I have a question that concerns a 7" wide (approx. 5" opening) wood vise I am going to pay $20 for *sight unseen* from a Craigslist listing. The young woman selling it is in the process of liquidating tools that belonged to her ex-husband...ouch, so she admits knowing nothing about the tools she's selling. She says the vise functions perfectly and it looks good from all angles according to the photos she posted...though I haven't actually held it in my hands to determine that for myself I figure a sawbuck is reasonable enough investment to ultimately learn another of life's hard lessons if that's the way it's going to lean...if you know what I mean.


Query...in the photos it shows the jaws offset to the left by a few inches as you are looking at the front of it. The young woman doesn't know from brand/manufacture so I can't research it. The vise is covered in sawdust and dirt so making out a manufacturer from the pictures is a non-starter. Would anyone on site have an idea what this vise might be or why the "offset jaw"?


Thanks, any info would be welcome and appreciated.
Biznawich


----------



## difalkner (Nov 27, 2011)

Can you post the link to the listing or a photo of the vise?

David


----------



## John Smith_inFL (Jul 4, 2018)

Bruce - are you going to pick it up in person or is the seller
going to mail it to you ??

.


----------



## BIZNAWICH (Mar 1, 2018)

*offset vise*

HI, I picked it up this morning. It was a local seller here in Albuquerque.


It is a COLUMBIAN 7" wide jaw that opens to 9" - 10"...quick release in perfect shape (except for some surface oxidation). I took photos and if I can figure out how to upload them I'll include a few with my next post.


I should feel bad but I really don't (except for the lady's ex). She didn't know what she had. I came across it on Craigslist before the ink was even dry (1 1/2 hrs. after posting)...my research says it's worth at least $140.00 though I am planning on using it...not profiting. Still I can't seem to find the precise model (offset jaws) on the net so far. 

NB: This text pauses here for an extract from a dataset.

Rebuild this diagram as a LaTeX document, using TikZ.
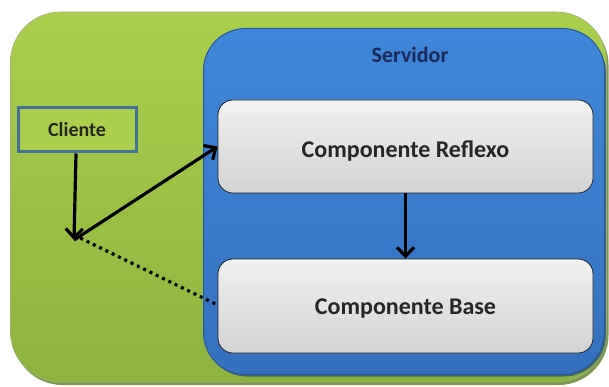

The only thing cast onto it is "7V-2...the last digits are uncertain.



Biznawich


----------



## BIZNAWICH (Mar 1, 2018)

I think I've managed to upload some pictures of the vice correctly...I hope:smile2:
Biznawich


----------



## BIZNAWICH (Mar 1, 2018)

Hello again guys...I finally found the vise on a vintage COLUMBIAN vise page on EBAY. It is a V-7RD. I scrubbed the brass tag on the front of my vise and from what I could make out it is this model...offset jaws and all.


Biznawich


P.S.--I just did some more reading on that Columbian page on E-bay. Turns out the picture is of a "salesman's sample". That explains why it's mounted in a wooden stand and is brand new. It only open's to 5" which I suppose could be of some use in a shop but not for $249.00 + $47.00 shipping.


Biz


----------



## _Ogre (Feb 1, 2013)

ya. you stole it, nice find


----------



## BIZNAWICH (Mar 1, 2018)

Thanks Ogre.


Would you happen to know why the offset jaws? I can't find a reason for them anywhere....maybe it was a casting mistake (giggle)


Biznawich


----------



## FrankC (Aug 24, 2012)

I believe the offset jaws allow you to drop a board through the vise on that side to hold it vertically, at least that is the way offset metal vises work.


----------



## Jim107 (Jul 13, 2020)

FrankC said:


> I believe the offset jaws allow you to drop a board through the vise on that side to hold it vertically, at least that is the way offset metal vises work.



That is correct.


----------



## BIZNAWICH (Mar 1, 2018)

Thanks guys. I appreciate the responses and what you say sounds logical.


I actually had thought that I could clamp a long piece of wood in it vertically and drill into the end(s) with my bench mounted drill press...much simpler than clamping on the table horizontally:smile2:.



Thanks again,
Biznawich


----------